Dec 14 2020
At the Institute of Industrial Science of The University of Tokyo, scientists have simulated the glass-forming potential of metallic mixtures by using molecular dynamics calculations.
Scientists at The University of Tokyo use computer simulations to model the effects of elemental composition on the glass-forming ability of metallic mixtures, which may lead to tough, electroconductive glasses. Image Credit: Institute of Industrial Science, The University of Tokyo.
The team has demonstrated that even minuscule variations in composition could highly impact the probability that a material will take up a crystalline as against a glassy state when it is cooled. This study could pave the way for a universal theory of glass formation and more resilient, low-cost, electroconductive glass.

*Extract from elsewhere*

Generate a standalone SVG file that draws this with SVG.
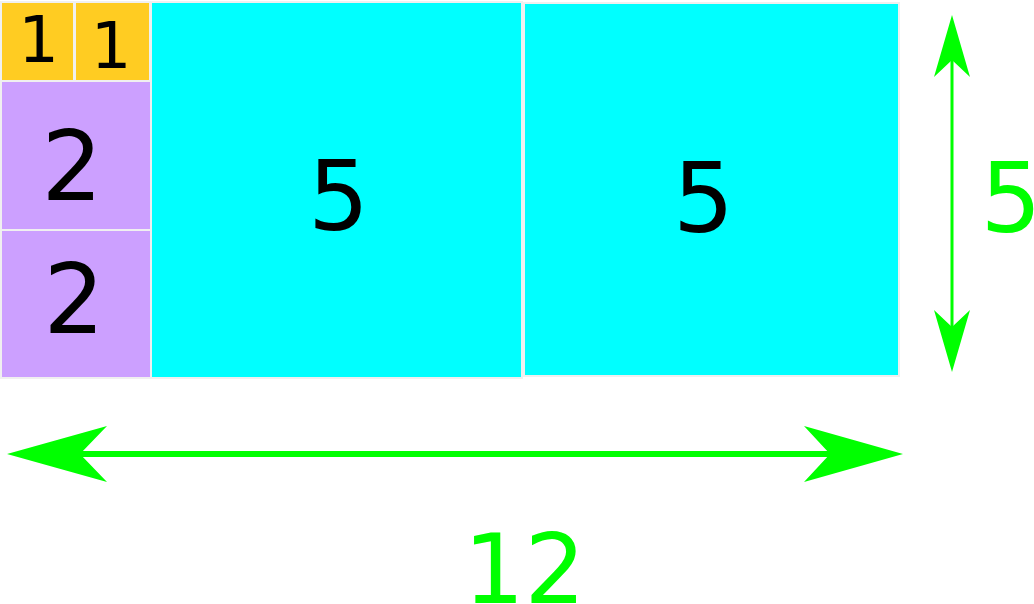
<svg xmlns="http://www.w3.org/2000/svg" width="1034" height="604" viewBox="0 0 1034 604">
<style>
.box{stroke:#f0f0f0;stroke-width:2}
.y{fill:#ffcc22}
.p{fill:#cca0ff}
.c{fill:#00ffff}
text{font-family:"DejaVu Sans","Liberation Sans",sans-serif;text-anchor:middle}
.k{fill:#000}
.g{fill:#00ff00}
.ln{stroke:#00ff00;fill:none}
.hd{fill:#00ff00;stroke:none}
</style>
<rect width="1034" height="604" fill="#fff"/>
<g id="n1a"><rect class="box y" x="1" y="2" width="73" height="79"/><text class="k" x="38.5" y="62" font-size="64">1</text></g>
<g id="n1b"><rect class="box y" x="75" y="2" width="75" height="79"/><text class="k" x="111" y="68" font-size="64">1</text></g>
<g id="n2a"><rect class="box p" x="1" y="81" width="150" height="149"/><text class="k" x="72" y="200" font-size="96">2</text></g>
<g id="n2b"><rect class="box p" x="1" y="230" width="150" height="148"/><text class="k" x="74" y="333" font-size="96">2</text></g>
<g id="n5a"><rect class="box c" x="151" y="2" width="371" height="376"/><text class="k" x="338.5" y="229.5" font-size="96">5</text></g>
<g id="n5b"><rect class="box c" x="524" y="3" width="375" height="373"/><text class="k" x="703.5" y="231.5" font-size="96">5</text></g>
<g id="connectors">
<line class="ln" x1="80" y1="454" x2="830" y2="454" stroke-width="6"/>
<polygon class="hd" points="7,454 107,426 80,454 107,482"/>
<polygon class="hd" points="903,454 804,426 830,454 804,482"/>
<line class="ln" x1="952" y1="60" x2="952" y2="327" stroke-width="3"/>
<polygon class="hd" points="952,15 970,77 952,60 934,77"/>
<polygon class="hd" points="952,372 934,310 952,327 970,310"/>
</g>
<g id="labels">
<text class="g" x="1011" y="231.5" font-size="96">5</text>
<text class="g" x="524.5" y="603" font-size="96">12</text>
</g>
</svg>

When people expect important guests for dinner, they might set the dinner table with high-cost 'crystal' glasses. However, for researchers, glass and crystal are actually two highly distinct states that might be assumed by a liquid upon cooling.
While a crystal has a defined three-dimensional lattice structure repeating indefinitely, glass is an amorphous solid without any long-range ordering. Existing theories of glass formation cannot precisely estimate the metallic mixtures that will 'vitrify' to form a glass and those that will crystallize.
While designing new recipes for electrically conductive materials that are mechanically tough, an improved, more in-depth understanding of glass formation would be helpful. Researchers from the University of Tokyo have now used computer simulations of three prototypical metallic systems to analyze the glass formation process.
We found that the ability for a multi-component system to form a crystal, as opposed to a glass, can be disrupted by slight modifications to the composition.
Yuan-Chao Hu, Study First Author, Institute of Industrial Science, University of Tokyo
In simple terms, the formation of glass is the result of a material avoiding crystallization upon cooling. Thus, the atoms are locked into a 'frozen' state before they arrange themselves into their energy-reducing pattern. The simulations demonstrated that the liquid-crystal interface energy is a critical factor that governs the rate of crystallization.
Moreover, the researchers discovered that variations in elemental composition could result in local atomic arrangements that hinder the crystallization process with arrangements not compatible with the usual form of the crystal.
These structures can particularly inhibit minuscule crystals from acting as 'seeds' nucleating the growth of ordered regions in the sample. Contrary to earlier explanations, the researchers identified that the difference in chemical potential between the crystal and liquid phases has only minimal effect on glass formation.
This work represents a significant advancement in our understanding of the fundamental physical mechanism of vitrification. The results of this project may also help glass manufacturers design new multi-component systems that have certain desired properties, such as resilience, toughness and electroconductivity.
Hajime Tanaka, Study Senior Author, Institute of Industrial Science, University of Tokyo
Journal Reference:
Hu, Y-C & Tanaka, H (2020) Physical origin of glass formation from multicomponent systems. Science Advances. doi.org/10.1126/sciadv.abd2928.